Evaluating Cambodia's SEZ Laws

Phnom Penh (credits)

In December 2005, Cambodia issued Sub-Decree No. 147 and 148, which established special economic zones (SEZs), as well as the Cambodian SEZ Board (CSEZB) to regulate the SEZs. The SEZs include both general industrial zones and export processing zones and have free trade areas, service areas, residential areas, and tourist areas.

During the laws' formation, Locus Founder & CEO Jean-Paul Gauthier analyzed the legislation against international best practices for SEZs. His work was done while working for the World Bank - IFC Foreign Investment Advisory Service (FIAS).
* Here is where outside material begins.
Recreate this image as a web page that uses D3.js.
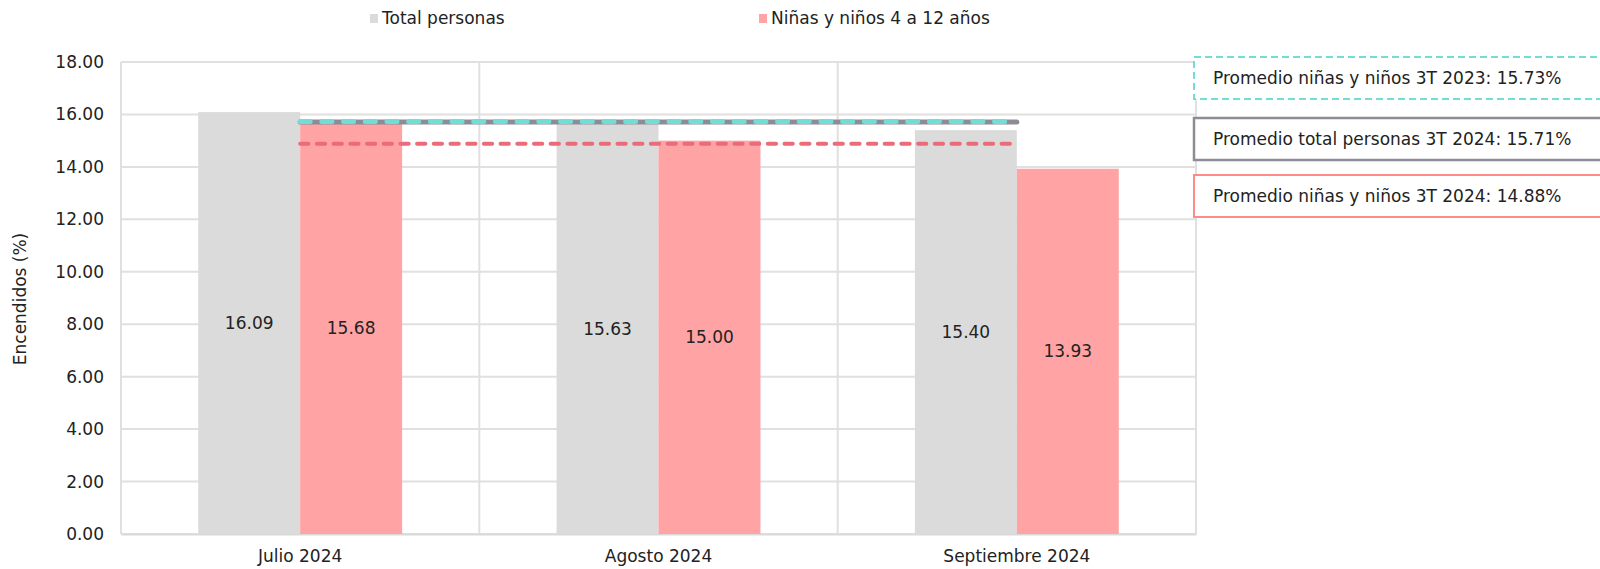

Following Mr. Gauthier’s 2005 review of Cambodia’s draft legal framework for SEZs, Cambodia adopted the 2005 Sub-decree No.148 on the Establishment and Management of Special Economic Zones. Cambodia’s first SEZ (Neang Kok Koh Kong SEZ) was established in 2005, another SEZ was established in 2006, and 2 more in 2008. Since 2008, at least 9 SEZs have begun operations in the country, with 20 more approved for development. Manhattan SEZ in Bavet is the largest zone, with total employment of 28,000, while 2 other SEZs in Bavet employ a further 8,000. Phnom Penh SEZ employs 17,000 workers. Sihanoukville SEZ (SSEZ), a partnership with China founded in 2008, hosts more than 160 factories, employing more than 20,000 workers and exporting $372 million worth of goods annually. SSEZ plans to open 140 more factories by 2020, creating up to 100,000 jobs. As of 2014, Neang Kok Koh Kong SEZ hosted 4 firms and nearly 4,000 employees. The zones in the Thai border areas of Koh Kong and Poi Pet employ just under 5,000. As of 2018, there were 347 projects with a total investment of $2.73 billion in the kingdom's SEZs, which have generated more than 104,000 jobs and resulted in $1.54 billion in annual exports (14% of the national totals).